Also putting McCullum's mind at ease is the presence of his good friend Stephen Fleming in the CSK dugout. Fleming, who was McCullum's first international captain, has been in charge of the franchise since 2009, and has been in New Zealand throughout this series. He's been in constant communication with Stokes regarding his fitness and other plans, and it is understood Stokes has been sounded out for a leadership role at CSK, potentially as part of a succession plan for MS Dhoni.
"I've got a tee-time with him [Fleming] tomorrow [Wednesday] afternoon," McCullum said. "So I'll be talking to him and making sure he looks after the skipper, but I know that Chennai set-up actually. I played in that franchise and they're very good. They've got a good team and an outstanding leader in Flem."

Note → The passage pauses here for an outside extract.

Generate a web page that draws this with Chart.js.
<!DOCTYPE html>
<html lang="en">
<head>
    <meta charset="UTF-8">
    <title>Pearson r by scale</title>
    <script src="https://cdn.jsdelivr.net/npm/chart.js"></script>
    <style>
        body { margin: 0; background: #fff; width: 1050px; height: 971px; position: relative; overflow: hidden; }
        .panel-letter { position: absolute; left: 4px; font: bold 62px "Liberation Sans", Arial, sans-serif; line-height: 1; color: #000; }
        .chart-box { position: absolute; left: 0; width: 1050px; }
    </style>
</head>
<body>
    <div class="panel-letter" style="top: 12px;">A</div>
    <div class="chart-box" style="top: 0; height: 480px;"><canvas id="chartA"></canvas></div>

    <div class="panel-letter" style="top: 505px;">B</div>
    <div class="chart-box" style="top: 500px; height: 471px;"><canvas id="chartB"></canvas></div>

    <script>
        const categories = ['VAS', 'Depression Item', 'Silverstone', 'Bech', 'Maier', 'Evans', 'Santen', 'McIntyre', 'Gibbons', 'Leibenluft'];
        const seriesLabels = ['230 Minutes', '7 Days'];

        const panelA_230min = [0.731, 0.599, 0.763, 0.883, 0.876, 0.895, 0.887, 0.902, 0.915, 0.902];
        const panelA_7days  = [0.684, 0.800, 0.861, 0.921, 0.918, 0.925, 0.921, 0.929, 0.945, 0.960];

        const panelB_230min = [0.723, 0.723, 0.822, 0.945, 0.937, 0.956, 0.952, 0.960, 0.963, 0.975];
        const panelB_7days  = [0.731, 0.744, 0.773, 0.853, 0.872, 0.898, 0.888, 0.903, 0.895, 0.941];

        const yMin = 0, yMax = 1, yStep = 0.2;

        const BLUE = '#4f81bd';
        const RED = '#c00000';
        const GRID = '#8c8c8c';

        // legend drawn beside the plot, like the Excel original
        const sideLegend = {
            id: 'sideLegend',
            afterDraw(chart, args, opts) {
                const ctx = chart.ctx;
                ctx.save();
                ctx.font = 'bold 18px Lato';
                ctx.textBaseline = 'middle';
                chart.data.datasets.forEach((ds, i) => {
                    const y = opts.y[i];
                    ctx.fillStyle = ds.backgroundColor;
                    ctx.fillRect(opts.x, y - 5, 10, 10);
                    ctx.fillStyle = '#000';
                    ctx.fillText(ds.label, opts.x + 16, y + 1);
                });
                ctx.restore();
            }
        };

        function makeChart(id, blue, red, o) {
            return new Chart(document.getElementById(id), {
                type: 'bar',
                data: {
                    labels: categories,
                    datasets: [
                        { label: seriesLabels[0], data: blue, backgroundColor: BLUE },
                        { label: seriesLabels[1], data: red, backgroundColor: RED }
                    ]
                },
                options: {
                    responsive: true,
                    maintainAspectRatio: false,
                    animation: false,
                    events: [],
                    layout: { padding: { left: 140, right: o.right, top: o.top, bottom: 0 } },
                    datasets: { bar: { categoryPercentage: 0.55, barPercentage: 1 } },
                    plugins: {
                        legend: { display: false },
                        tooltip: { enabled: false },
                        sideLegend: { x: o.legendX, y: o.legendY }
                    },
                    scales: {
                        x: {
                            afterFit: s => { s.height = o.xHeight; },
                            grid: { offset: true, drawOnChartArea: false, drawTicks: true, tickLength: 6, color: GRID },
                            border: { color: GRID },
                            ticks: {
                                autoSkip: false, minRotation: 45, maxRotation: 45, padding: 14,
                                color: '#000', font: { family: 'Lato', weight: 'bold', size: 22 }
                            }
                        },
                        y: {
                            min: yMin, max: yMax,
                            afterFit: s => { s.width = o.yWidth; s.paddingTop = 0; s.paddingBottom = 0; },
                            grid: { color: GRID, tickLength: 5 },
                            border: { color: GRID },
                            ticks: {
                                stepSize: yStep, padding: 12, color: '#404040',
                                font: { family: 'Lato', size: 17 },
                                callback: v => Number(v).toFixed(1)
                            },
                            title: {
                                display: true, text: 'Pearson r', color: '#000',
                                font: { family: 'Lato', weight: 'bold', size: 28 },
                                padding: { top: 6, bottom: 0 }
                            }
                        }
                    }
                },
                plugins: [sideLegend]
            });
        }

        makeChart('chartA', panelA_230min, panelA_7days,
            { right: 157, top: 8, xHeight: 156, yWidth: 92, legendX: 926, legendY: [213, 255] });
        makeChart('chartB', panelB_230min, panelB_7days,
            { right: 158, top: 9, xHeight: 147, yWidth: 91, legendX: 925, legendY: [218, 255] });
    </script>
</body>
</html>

Up until now, McCullum has been reluctant to discuss the Ashes, often joking it is an unhealthy English obsession. However, with the series just three months away, he acknowledges excitement at seeing how a group that have won 10 Tests out of 12 take on such bitter rivals. England last won the Ashes in 2015 and the feeling as they come out of the winter is of quiet optimism they can reclaim it.
"I hadn't thought about the Ashes, to be honest. I know everyone talks about it and obviously you're going to be judged on your performance in the Ashes as well.
"But now I'm starting to go 'the next series is the Ashes; that's pretty cool'. I think this team has grown over the last eight or nine months. I think it's become more at ease with how we're playing, and it's become more authentic as well. And I think it certainly does give ourselves the best chance of being able to topple a good Australian side. We know it's not going to be easy, but I'm pretty sure that we will play a very similar style of cricket that we've played throughout the last eight or nine months. And with eight or nine months of development of that style under our belt, we should be hard to beat.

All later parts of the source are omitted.